The Hurdler Who Broke the Clock
Among the six, Nusra's rise stands out. During the NCAA East semi-finals she became the first Kenyan woman to run the 100 metres hurdles in under 13 seconds, stopping the clock at 12.96. In the final she went faster still, to 12.88. Her selection came by way of a wildcard, a recognition that her sprint-hurdles times now belong in continental and global conversation rather than at the margins of a country defined by its distance runners.
For a nation whose athletics identity has been built on the steeplechase and the marathon, the spread of these six selections matters. A triple jumper, a javelin thrower and two hurdlers reaching the national team is a quiet signal that the talent pipeline is widening — and that much of the widening is happening on American college campuses.
A Pipeline Paved With Scholarships
The six are part of a far larger cohort. More than 300 Kenyan athletes are currently competing on athletics scholarships at universities across the United States, according to figures reported by the Daily Nation. For decades, the NCAA system has functioned as an informal development academy for Kenyan sport: world-class facilities, a dense racing calendar, coaching, and a degree at the end of it.
Many of Kenya's most decorated names passed through that system before reaching Olympic and world-championship podiums. The pathway offers something the domestic circuit often cannot — financial stability and education running in parallel with elite competition. The trade-off is the very dislocation these six just endured: a life lived between two time zones, two seasons and two sets of expectations.
What Glasgow Will Mean
The Commonwealth Games run in Glasgow from July 23 to August 2, a slimmed-down edition of the event built around a tighter cluster of sports. For the wider Kenyan team — headlined by sprinter Ferdinand Omanyala and a deep distance squad — Glasgow is a championship to win. For the diaspora six, it is something more layered.
These are young people who train in Lexington and Ames and Stillwater, who file into American lecture halls between sessions, and who will now pull on the Kenyan vest on a Scottish track. Their selection collapses the distance the diaspora usually feels. A family in Nairobi and a coach in Kentucky will watch the same race, the same name, the same flag.
The Camp at Kasarani
After the trials, the athletes were due to report to the residential training camp at the Moi International Sports Centre in Kasarani, joining teammates who had already begun preparing.
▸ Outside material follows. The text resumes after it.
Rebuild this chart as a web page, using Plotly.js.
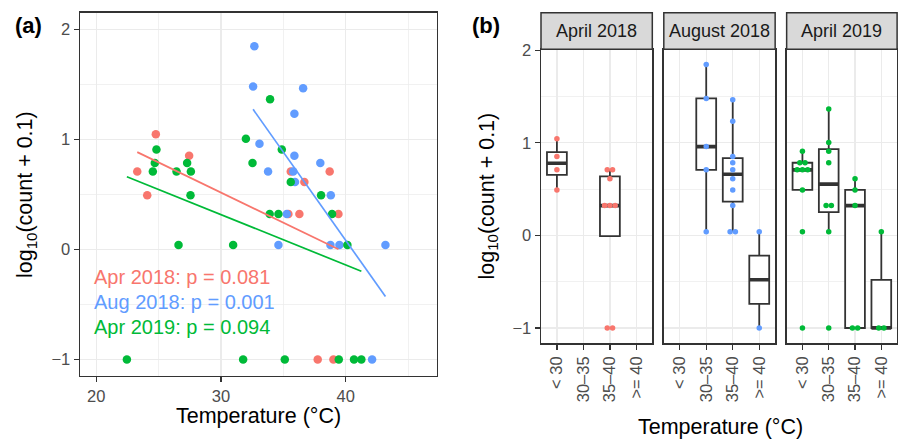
<!DOCTYPE html>
<html>
<head>
<meta charset="utf-8">
<script src="https://cdn.plot.ly/plotly-3.0.1.min.js"></script>
<style>html,body{margin:0;padding:0;background:#fff;}#chart{width:898px;height:439px;}</style>
</head>
<body>
<div id="chart"></div>
<script>
// ---------------- DATA ----------------
const groupNames = ['Apr 2018', 'Aug 2018', 'Apr 2019'];
const facetTitles = ['April 2018', 'August 2018', 'April 2019'];
const tempBins = ['< 30', '30\u201335', '35\u201340', '>= 40'];
const pLabels = ['Apr 2018: p = 0.081', 'Aug 2018: p = 0.001', 'Apr 2019: p = 0.094'];

const tempApr2018 = [24.78, 27.45, 23.29, 24.09, 35.6, 38.72, 36.69, 35.41, 36.29, 39.42, 37.76, 39.02];
const logApr2018  = [1.045, 0.851, 0.708, 0.491, 0.708, 0.708, 0.613, 0.322, 0.322, 0.322, -1, -1];

const tempAug2018 = [32.68, 32.58, 36.59, 35.89, 33.09, 35.89, 37.97, 33.78, 35.8, 35.94, 38.81, 35.28, 34.61, 38.78, 39.5, 43.19, 42.12];
const logAug2018  = [1.846, 1.479, 1.464, 1.233, 0.959, 0.851, 0.785, 0.708, 0.708, 0.613, 0.491, 0.322, 0.041, 0.041, 0.041, 0.041, -1];

const tempApr2019 = [33.94, 32.0, 24.83, 34.88, 24.7, 27.29, 32.53, 24.54, 26.44, 27.59, 35.6, 27.56, 38.03, 33.91, 34.61, 38.91, 26.6, 30.98, 40.14, 22.46, 31.78, 35.12, 39.45, 40.67, 41.26];
const logApr2019  = [1.364, 1.004, 0.908, 0.908, 0.785, 0.785, 0.785, 0.708, 0.708, 0.708, 0.613, 0.491, 0.491, 0.322, 0.322, 0.322, 0.041, 0.041, 0.041, -1, -1, -1, -1, -1, -1];

// ---------------- STYLE ----------------
const colors = ['#F8766D', '#619CFF', '#00BA38'];
const FONT = 'Liberation Sans, Arial, Helvetica, sans-serif';
const GRID = '#EBEBEB';
const DARK = '#333333';
const temps = [tempApr2018, tempAug2018, tempApr2019];
const vals = [logApr2018, logAug2018, logApr2019];

function binOf(t) { return t < 30 ? 0 : (t < 35 ? 1 : (t < 40 ? 2 : 3)); }
function q7(s, p) { const n = s.length; const h = (n - 1) * p; const lo = Math.floor(h); const hi = Math.min(lo + 1, n - 1); return s[lo] + (h - lo) * (s[hi] - s[lo]); }
function fit(xs, ys) {
  const n = xs.length; const mx = xs.reduce((a, b) => a + b, 0) / n; const my = ys.reduce((a, b) => a + b, 0) / n;
  let sxy = 0, sxx = 0; for (let i = 0; i < n; i++) { sxy += (xs[i] - mx) * (ys[i] - my); sxx += (xs[i] - mx) ** 2; }
  const b = sxy / sxx; return { a: my - b * mx, b: b };
}

const traces = [];
// Panel (a): points
for (let g = 0; g < 3; g++) {
  traces.push({ type: 'scatter', mode: 'markers', x: temps[g], y: vals[g], xaxis: 'x', yaxis: 'y', name: groupNames[g],
    marker: { color: colors[g], size: 8.5 }, showlegend: false, cliponaxis: true });
}
// Panel (a): regression lines
for (let g = 0; g < 3; g++) {
  const f = fit(temps[g], vals[g]);
  const x0 = Math.min(...temps[g]), x1 = Math.max(...temps[g]);
  traces.push({ type: 'scatter', mode: 'lines', x: [x0, x1], y: [f.a + f.b * x0, f.a + f.b * x1], xaxis: 'x', yaxis: 'y',
    line: { color: colors[g], width: 1.7 }, showlegend: false, hoverinfo: 'skip' });
}

// Panel (b): facets
const axSuffix = ['2', '3', '4'];
for (let g = 0; g < 3; g++) {
  const xa = 'x' + axSuffix[g], ya = 'y' + axSuffix[g];
  const bx = [], q1 = [], md = [], q3 = [], lf = [], uf = [];
  const medX = [], medY = [];
  const px = [], py = [];
  for (let b = 0; b < 4; b++) {
    const ys = [];
    temps[g].forEach((t, i) => { if (binOf(t) === b) ys.push(vals[g][i]); });
    if (!ys.length) continue;
    const s = ys.slice().sort((a, c) => a - c);
    const Q1 = q7(s, 0.25), M = q7(s, 0.5), Q3 = q7(s, 0.75), iqr = Q3 - Q1;
    const inl = s.filter(v => v >= Q1 - 1.5 * iqr && v <= Q3 + 1.5 * iqr);
    bx.push(b); q1.push(Q1); md.push(M); q3.push(Q3);
    lf.push(Math.min(inl[0], Q1)); uf.push(Math.max(inl[inl.length - 1], Q3));
    medX.push(b - 0.375, b + 0.375, null); medY.push(M, M, null);
    // spread identical values side by side
    const groups = {};
    ys.forEach(v => { const k = v.toFixed(3); (groups[k] = groups[k] || []).push(v); });
    Object.values(groups).forEach(arr => {
      arr.forEach((v, k) => { px.push(b + (k - (arr.length - 1) / 2) * 0.2); py.push(v); });
    });
  }
  traces.push({ type: 'box', x: bx, q1: q1, median: md, q3: q3, lowerfence: lf, upperfence: uf,
    xaxis: xa, yaxis: ya, width: 0.75, whiskerwidth: 0, boxpoints: false, fillcolor: '#FFFFFF',
    line: { color: DARK, width: 1.8 }, showlegend: false, hoverinfo: 'skip' });
  traces.push({ type: 'scatter', mode: 'lines', x: medX, y: medY, xaxis: xa, yaxis: ya,
    line: { color: DARK, width: 3.6 }, showlegend: false, hoverinfo: 'skip' });
  traces.push({ type: 'scatter', mode: 'markers', x: px, y: py, xaxis: xa, yaxis: ya,
    marker: { color: colors[g], size: 5.5 }, showlegend: false });
}

// ---------------- LAYOUT ----------------
const tickFont = { family: FONT, size: 16.5, color: '#4D4D4D' };
const baseAxis = {
  showline: true, linecolor: DARK, linewidth: 1.5, mirror: true, zeroline: false,
  ticks: 'outside', ticklen: 5, tickwidth: 1.2, tickcolor: DARK, tickfont: tickFont,
  showgrid: true, gridcolor: GRID, gridwidth: 1.3, fixedrange: true
};
const facetX = [[0.60245, 0.72640], [0.73920, 0.86320], [0.87600, 0.99900]];
const yDomB = [0.2180, 0.8877];

const layout = {
  width: 898, height: 439, margin: { l: 0, r: 0, t: 0, b: 0 },
  paper_bgcolor: '#FFFFFF', plot_bgcolor: '#FFFFFF', showlegend: false,
  font: { family: FONT, size: 16.5, color: '#4D4D4D' },
  xaxis: Object.assign({}, baseAxis, { domain: [0.08909, 0.48630], range: [18.7, 47.3], anchor: 'y',
    tick0: 0, dtick: 10, minor: { dtick: 5, tick0: 0, showgrid: true, gridcolor: GRID, gridwidth: 0.7, ticks: '' } }),
  yaxis: Object.assign({}, baseAxis, { domain: [0.14351, 0.97107], range: [-1.15, 2.15], anchor: 'x',
    tick0: 0, dtick: 1, minor: { dtick: 0.5, tick0: 0, showgrid: true, gridcolor: GRID, gridwidth: 0.7, ticks: '' } }),
  annotations: [], shapes: []
};
for (let g = 0; g < 3; g++) {
  const s = axSuffix[g];
  layout['xaxis' + s] = Object.assign({}, baseAxis, { domain: facetX[g], range: [-0.6, 3.6], anchor: 'y' + s,
    tickmode: 'array', tickvals: [0, 1, 2, 3], ticktext: tempBins, tickangle: -90 });
  const yax = Object.assign({}, baseAxis, { domain: yDomB, range: [-1.165, 2.01], anchor: 'x' + s,
    tick0: 0, dtick: 1, minor: { dtick: 0.5, tick0: 0, showgrid: true, gridcolor: GRID, gridwidth: 0.7, ticks: '' } });
  if (g > 0) { yax.matches = 'y2'; yax.showticklabels = false; yax.ticks = ''; }
  layout['yaxis' + s] = yax;
  // strip
  layout.shapes.push({ type: 'rect', xref: 'paper', yref: 'paper', x0: facetX[g][0], x1: facetX[g][1],
    y0: 0.8877, y1: 0.9711, fillcolor: '#D9D9D9', line: { color: DARK, width: 1.5 }, layer: 'above' });
  layout.annotations.push({ xref: 'paper', yref: 'paper', x: (facetX[g][0] + facetX[g][1]) / 2, y: 0.9294,
    text: facetTitles[g], showarrow: false, xanchor: 'center', yanchor: 'middle',
    font: { family: FONT, size: 18, color: '#1A1A1A' } });
}
// p-value labels
const pY = [0.3690, 0.3121, 0.2558];
for (let g = 0; g < 3; g++) {
  layout.annotations.push({ xref: 'paper', yref: 'paper', x: 0.1021, y: pY[g], text: pLabels[g], showarrow: false,
    xanchor: 'left', yanchor: 'middle', font: { family: FONT, size: 20, color: colors[g] } });
}
// axis titles
const titleFont = { family: FONT, size: 21.5, color: '#000000' };
layout.annotations.push(
  { xref: 'paper', yref: 'paper', x: 0.2879, y: 0.0524, text: 'Temperature (°C)', showarrow: false, xanchor: 'center', yanchor: 'middle', font: titleFont },
  { xref: 'paper', yref: 'paper', x: 0.8018, y: 0.0278, text: 'Temperature (°C)', showarrow: false, xanchor: 'center', yanchor: 'middle', font: titleFont },
  { xref: 'paper', yref: 'paper', x: 0.029, y: 0.5558, text: 'log<sub>10</sub>(count + 0.1)', textangle: -90, showarrow: false, xanchor: 'center', yanchor: 'middle', font: titleFont },
  { xref: 'paper', yref: 'paper', x: 0.5429, y: 0.5535, text: 'log<sub>10</sub>(count + 0.1)', textangle: -90, showarrow: false, xanchor: 'center', yanchor: 'middle', font: titleFont },
  { xref: 'paper', yref: 'paper', x: 0.0141, y: 0.9408, text: '<b>(a)</b>', showarrow: false, xanchor: 'left', yanchor: 'middle', font: { family: FONT, size: 22, color: '#000000' } },
  { xref: 'paper', yref: 'paper', x: 0.5234, y: 0.9408, text: '<b>(b)</b>', showarrow: false, xanchor: 'left', yanchor: 'middle', font: { family: FONT, size: 22, color: '#000000' } }
);

Plotly.newPlot('chart', traces, layout, { staticPlot: true, displayModeBar: false });
</script>
</body>
</html>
The weeks before Glasgow will be spent reacclimatising to the altitude many of them grew up in but had trained away from, and rebuilding the sharpness lost in transit.
In an interview after the trials, Longisa described making the team as a dream come true, even while admitting the travel had left her tired. It is a small line, but it captures the shape of the whole story: exhaustion and pride arriving in the same breath. Six athletes took the long way home, and the reward was the right to leave again — this time wearing their country's colours.